Like twenty four year old Apala Mishra from Rae Bareli who financed her education by tutoring little girls since she was in eighth grade. “My father couldn’t afford to send me to high school or college, he’s a poor farmer and we have little land. I give tuition to around twenty young girls so I can pay for my expenses”, she says. The workshop to her is an opportunity to showcase her singing and make some money as a community radio jockey. Fifty year old Rudrapal Gupta ‘Saras’ introduces himself as a poet. He is also a teacher at a primary school in Hardoi and he’s managed to have two of his anthologies published at the local press. “I never quote anyone but myself!” he claims.


“My name is Ankit Srivastav, I am from district Barabanki!” sings a tall young man, Anthony style. He has been nicknamed Big B by his new friends. “I can mimic any actor, villain and comedian, but Amitabh Bachan is my favourite!” he quips during their tea break. Sanjay Sharma sings at weddings for a living, he has a couplet for every occasion but he can’t help but express disappointment when asked about his village, “Nobody encourages talents such as singing where I come from. At least in the big city each child is encouraged even by his neighbor!”


The workshop has been oraganized by PATH, Population Services International (PSI) and the Dynamic Tarang team. All forty students will be trained to become community radio jockeys or CRJs to help spread awareness about the essentials of the PATH funded “Sure start project” which intends to promote the basic elements of newborn and maternal healthcare. Ajay Patel of PSI says, “They will become resource persons for information in villages while building their own careers and becoming good ambassadors for development”.


Ram Leela actors, anganwadi workers, girl scouts, wedding singers, teacher, graduate students, nukkad directors and writers, they introduce themselves with eloquent fervour which leaves the organizers stumped. “If this is how you are before the training, I don’t know what we’ll be seeing after the next five days!” says an excited Shilpa Nair, from PATH.


Promptly divided into groups of ten, the CRJs are escorted to nearby villages Sarni and Nandgaon to practice audience research. At Nandgaon, housewife Saraswati from Rae Bareli talks to an anganwadi worker with new confidence, her notepad and pen in hand “Do women in the village listen to the radio much? What time do they listen to the radio? What is the biggest problem your village faces?” The worker answers all her questions which she diligently notes and proceeds to some houses to meet the village women. Others follow suit and fan through the village, talking to surprised villagers about their tastes in music, movies and their knowledge of good health and family practices.


Over the next five days, Manish and his team guide them through a crash course in the basics of scriptwriting and make them practice impromptu talk shows and interviews. “What we are trying to do here is to light their latent creative energies,” says Manish who manages to involve all forty in the various exercises he sets for them.

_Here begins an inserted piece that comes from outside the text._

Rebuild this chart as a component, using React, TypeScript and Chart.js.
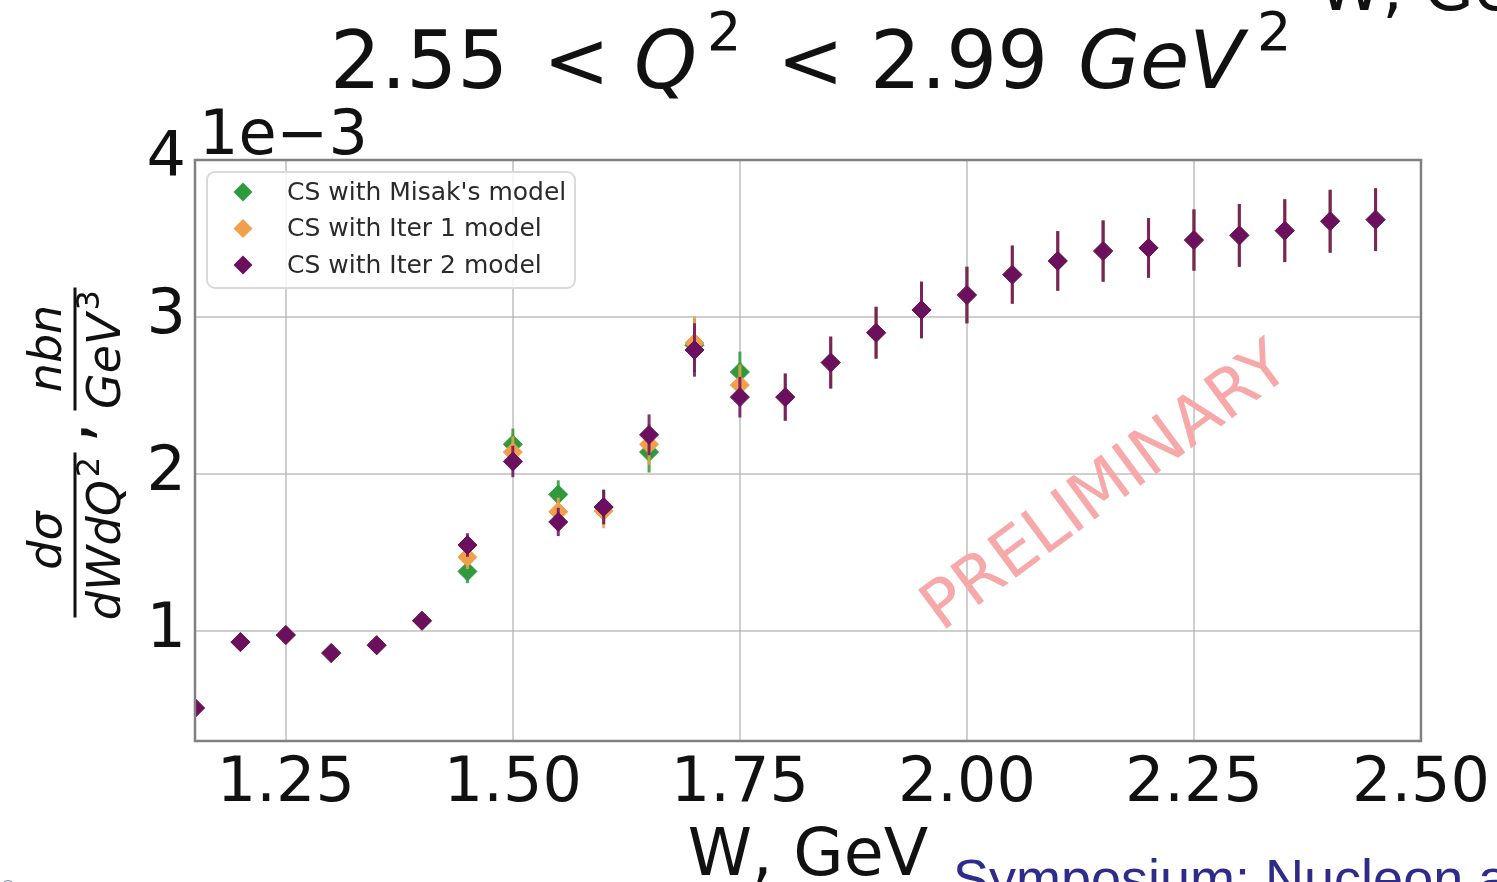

On the last day of the workshop they analyze the voice and content quality of each of the four programs recorded. They are given assignments and scripts to write for when they go back to their villages. “The group will meet again in December to record programs which will be aired January onwards”, explains Manish who while parting with the group encourages them to be as creative as they like.


While leaving for their villages, the poet ‘Saras’, Apala, Saraswati, Sanjay, Ankit and the others feel responsible, confident and enthusiastic. They have forged new friendships and learnt new skills. The organizers hope they will ignite their fellow villagers with the same fervor of newfound awareness. ‘This’, pointing at a microphone Manish smiles, ‘is power’.